Icelandic jewellers are interested in buying teeth and bones from the carcasses of the fifty pilot whales which beached themselves on Snæfellsnes peninsula. The whales were found in Löngufjörur beach in Snæfellesnes in last week by American travellers. The landowner of Litla-Hraun, where the whales were found, warns the public that travelling in the area can be dangerous.
The whale beaching is thought to be the largest one in more than thirty years, as more than fifty whales beached themselves. Þorgrímur Leifsson is one two land-owners in the area. “It’s naturally a little bit weird and sad as well to see the whales there next to their little calves,” he said.
Specialists from the Marine Research Institute will head to the area tomorrow to inspect the area and collect samples. According to Þorgrímur, the animals will not be disposed of. “We plan to go and remove their teeth, then we’ll wait for the bones to reveal themselves and we’ll see what we’ll do with them. A jeweller contacted me and he wants both bones and teeth.” Þorgrímur says he doesn’t know how much the teeth and bones are worth, but a Reykjavík jeweller has already stated interest in them. There’s already considerable traffic in the area. “When I arrived yesterday there were eight planes, as well as jeeps, motorcycles, and quite a crowd. I believe it’s not safe for everyone to go there. You need to know the area to get down there. People need to respect the sea,” Þorgrímur explained. “It’s not the plan for the public to head down there, as it’s really quite dangerous.”

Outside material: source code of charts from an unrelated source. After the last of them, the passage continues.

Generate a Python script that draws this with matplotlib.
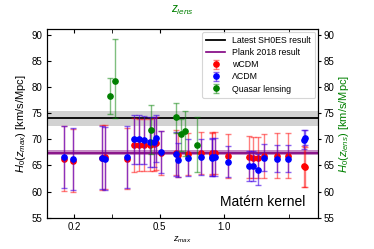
import matplotlib
matplotlib.use('Agg')
import matplotlib.pyplot as plt
import numpy as np

plt.rcParams['font.family'] = ['Liberation Sans', 'DejaVu Sans']
plt.rcParams['mathtext.fontset'] = 'custom'
plt.rcParams['mathtext.rm'] = 'Liberation Sans'
plt.rcParams['mathtext.it'] = 'Liberation Sans:italic'

# redshifts of the reconstructed points
z_max = [0.179, 0.199, 0.27, 0.28, 0.352, 0.380, 0.40, 0.425, 0.450, 0.47, 0.479,
         0.51, 0.593, 0.61, 0.68, 0.78, 0.875, 0.88, 0.90, 1.037, 1.30, 1.363,
         1.43, 1.53, 1.75, 1.965, 2.33, 2.36]

# wCDM
h_w = [66.3, 65.9, 66.5, 66.6, 66.3, 68.9, 68.9, 68.9, 68.9, 69.0, 69.2,
       67.4, 67.4, 66.9, 67.2, 67.3, 67.2, 67.4, 67.4, 66.8, 66.6, 66.5,
       66.5, 66.7, 66.8, 66.8, 64.8, 64.7]
e_w = [6.2, 6.0, 6.2, 6.2, 5.9, 5.1, 5.0, 5.0, 5.0, 5.0, 5.0,
       4.2, 4.3, 4.2, 4.0, 4.0, 4.0, 4.0, 4.0, 4.2, 4.0, 4.0,
       4.0, 4.2, 4.3, 4.3, 3.9, 3.9]

# LCDM
h_l = [66.6, 66.2, 66.5, 66.3, 66.6, 70.0, 70.0, 69.9, 69.4, 69.4, 70.2,
       67.5, 67.1, 66.0, 66.5, 66.6, 66.5, 66.6, 66.6, 65.7, 64.9, 64.9,
       64.2, 66.5, 66.3, 66.3, 69.9, 70.3]
e_l = [6.0, 5.9, 6.0, 6.0, 5.9, 4.7, 4.7, 4.6, 4.8, 4.8, 4.5,
       4.0, 4.2, 3.3, 3.5, 3.4, 3.6, 3.6, 3.6, 3.0, 2.9, 2.9,
       3.0, 2.6, 2.5, 2.5, 1.8, 1.5]

# quasar lensing
z_lens = [0.295, 0.311, 0.4546, 0.597, 0.6304, 0.6575, 0.745]
h_q = [78.2, 81.1, 71.7, 74.2, 71.0, 71.6, 68.9]
e_q_up = [3.4, 8.0, 4.8, 2.7, 2.9, 3.8, 5.4]
e_q_dn = [3.4, 7.1, 4.5, 3.0, 3.3, 4.9, 5.1]

shoes, shoes_err = 74.03, 1.42
planck, planck_err = 67.4, 0.5

fig = plt.figure(figsize=(3.74, 2.49), dpi=100)
ax = fig.add_axes([0.1257, 0.1257, 0.7246, 0.7566])

ax.axhspan(shoes - shoes_err, shoes + shoes_err, color='gray', alpha=0.35, lw=0, zorder=0)
ax.axhline(shoes, color='black', lw=1.3, label='Latest SH0ES result', zorder=1)
ax.axhspan(planck - planck_err, planck + planck_err, color='purple', alpha=0.45, lw=0, zorder=0)
ax.axhline(planck, color='purple', lw=1.2, label='Plank 2018 result', zorder=1)

ax.errorbar(z_max, h_w, yerr=e_w, fmt='o', color='red', ms=3.8, ecolor=(1, 0, 0, 0.5),
            elinewidth=1.0, capsize=2.3, capthick=1.0, label='wCDM', zorder=2)
ax.errorbar(z_max, h_l, yerr=e_l, fmt='o', color='blue', ms=3.8, ecolor=(0.25, 0, 0.9, 0.6),
            elinewidth=1.0, capsize=2.3, capthick=1.0, label='ΛCDM', zorder=3)
ax.errorbar(z_lens, h_q, yerr=[e_q_dn, e_q_up], fmt='o', color='green', ms=3.8,
            ecolor=(0, 0.5, 0, 0.5), elinewidth=1.0, capsize=2.3, capthick=1.0,
            label='Quasar lensing', zorder=4)

ax.set_xscale('log')
ax.set_xlim(0.15, 2.72)
ax.set_ylim(55, 91)
ax.set_xticks([0.2, 0.5, 1.0])
ax.set_xticklabels(['0.2', '0.5', '1.0'])
ax.set_xticks([0.3, 2.0], minor=True)
ax.set_xticklabels(['', ''], minor=True)
ax.set_yticks(np.arange(55, 91, 5))
ax.tick_params(axis='x', which='both', direction='in', top=True, length=3, labelsize=7, pad=3)
ax.tick_params(axis='y', direction='in', length=3, labelsize=7)
ax.set_xlabel('$z_{max}$', fontsize=6.5, labelpad=2)
ax.set_ylabel('$H_0(z_{max})$ [km/s/Mpc]', fontsize=8, labelpad=2)

ax2 = ax.twinx()
ax2.set_ylim(55, 91)
ax2.set_yticks(np.arange(55, 91, 5))
ax2.tick_params(axis='y', direction='out', length=2.5, labelsize=7, pad=1.5)
ax2.set_ylabel('$H_0(z_{lens})$ [km/s/Mpc]', fontsize=8, color='green', labelpad=2)

fig.text(0.487, 0.958, '$z_{lens}$', color='green', fontsize=8.5, ha='center', va='center')
ax.text(0.795, 0.085, 'Matérn kernel', transform=ax.transAxes, fontsize=10,
        ha='center', va='center')

leg = ax.legend(loc='upper right', fontsize=6.3, frameon=True, borderaxespad=0.3,
                handlelength=2.2, labelspacing=0.35, borderpad=0.5)
leg.get_frame().set_edgecolor('#cccccc')
leg.get_frame().set_linewidth(0.8)

fig.savefig('out.png', dpi=100)
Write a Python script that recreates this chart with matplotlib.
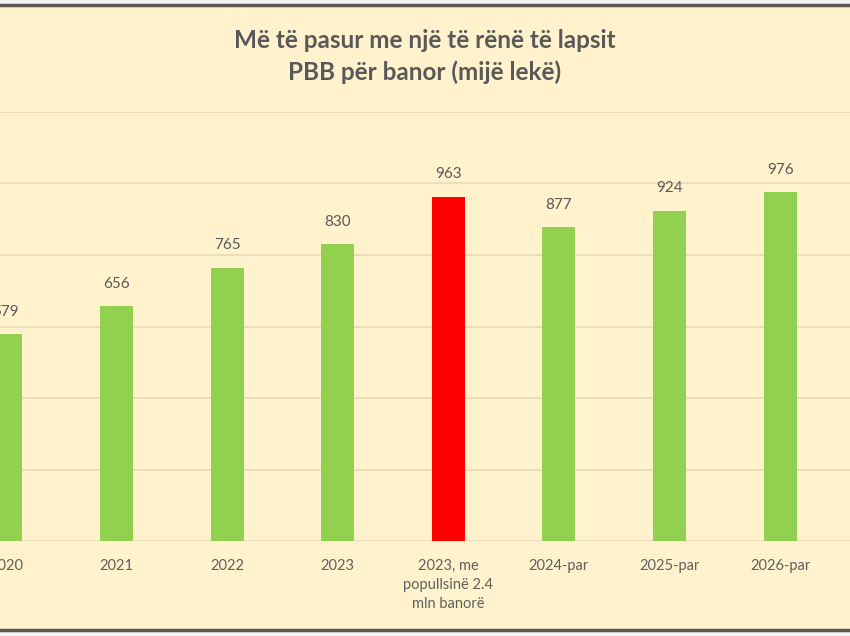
import matplotlib.pyplot as plt
from matplotlib.patches import Rectangle

# PBB për banor (mijë lekë)
kategorite = ["2020", "2021", "2022", "2023", "2023, me\npopullsinë 2.4\nmln banorë",
              "2024-par", "2025-par", "2026-par"]
vlerat = [579, 656, 765, 830, 963, 877, 924, 976]
ngjyrat = ["#92D050", "#92D050", "#92D050", "#92D050", "#FF0000",
           "#92D050", "#92D050", "#92D050"]

plt.rcParams["font.family"] = ["Lato", "DejaVu Sans"]

fig = plt.figure(figsize=(8.5, 6.36), dpi=100, facecolor="#F4F4F4")

# sfondi krem me kornizë
sfond = Rectangle((-0.05, 6 / 636), 1.1, 1 - 11 / 636, transform=fig.transFigure,
                  facecolor="#FFF2CC", edgecolor="#5A5650", linewidth=2.5, zorder=-5)
fig.patches.append(sfond)

ax = fig.add_axes([0.0, 1 - 541 / 636, 1.0, (541 - 112) / 636])
ax.set_facecolor("none")
ax.set_zorder(2)

x = list(range(len(vlerat)))
ax.bar(x, vlerat, width=0.3, color=ngjyrat, zorder=3)

for xi, v in zip(x, vlerat):
    ax.annotate(str(v), (xi, v), xytext=(0, 11), textcoords="offset points",
                ha="center", va="bottom", fontsize=11, color="#595959")

# grafiku origjinal është i prerë në të majtë
ax.set_xlim(-5.9 / 110.6, 844.1 / 110.6)
ax.set_ylim(0, 1200)
ax.set_yticks(range(0, 1201, 200))
ax.yaxis.grid(True, color="#E6DAB8", linewidth=1.2, zorder=0)
ax.set_yticklabels([])
ax.tick_params(axis="y", length=0)

ax.set_xticks(x)
ax.set_xticklabels(kategorite, fontsize=10.5, color="#606060", linespacing=1.45)
ax.tick_params(axis="x", length=0, pad=13)
for s in ax.spines.values():
    s.set_visible(False)

fig.text(0.5, 1 - 40 / 636, "Më të pasur me një të rënë të lapsit", ha="center", va="center",
         fontsize=17.5, fontweight="bold", color="#595959")
fig.text(0.5, 1 - 72 / 636, "PBB për banor (mijë lekë)", ha="center", va="center",
         fontsize=17.5, fontweight="bold", color="#595959")

fig.savefig("out.png", dpi=100, facecolor=fig.get_facecolor())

Marine biologist Edda Elísabet Magnúsdóttir said that there are any number of reasons that a pod of whales might accidentally swim into a dangerous area. For one thing, pilot whales are pack animals with strong social bonds, and do not easily abandon members of their pod.
Edda Elísabet also explained that there are strong tidal and seabed currents in the Löngufjörur area and that this could have made it harder for the whales to get back out to sea. Pilot whales depend on sonar for navigation, but sonar would have been quite limited in the area. That also might account for the whales getting stranded when the tide went out.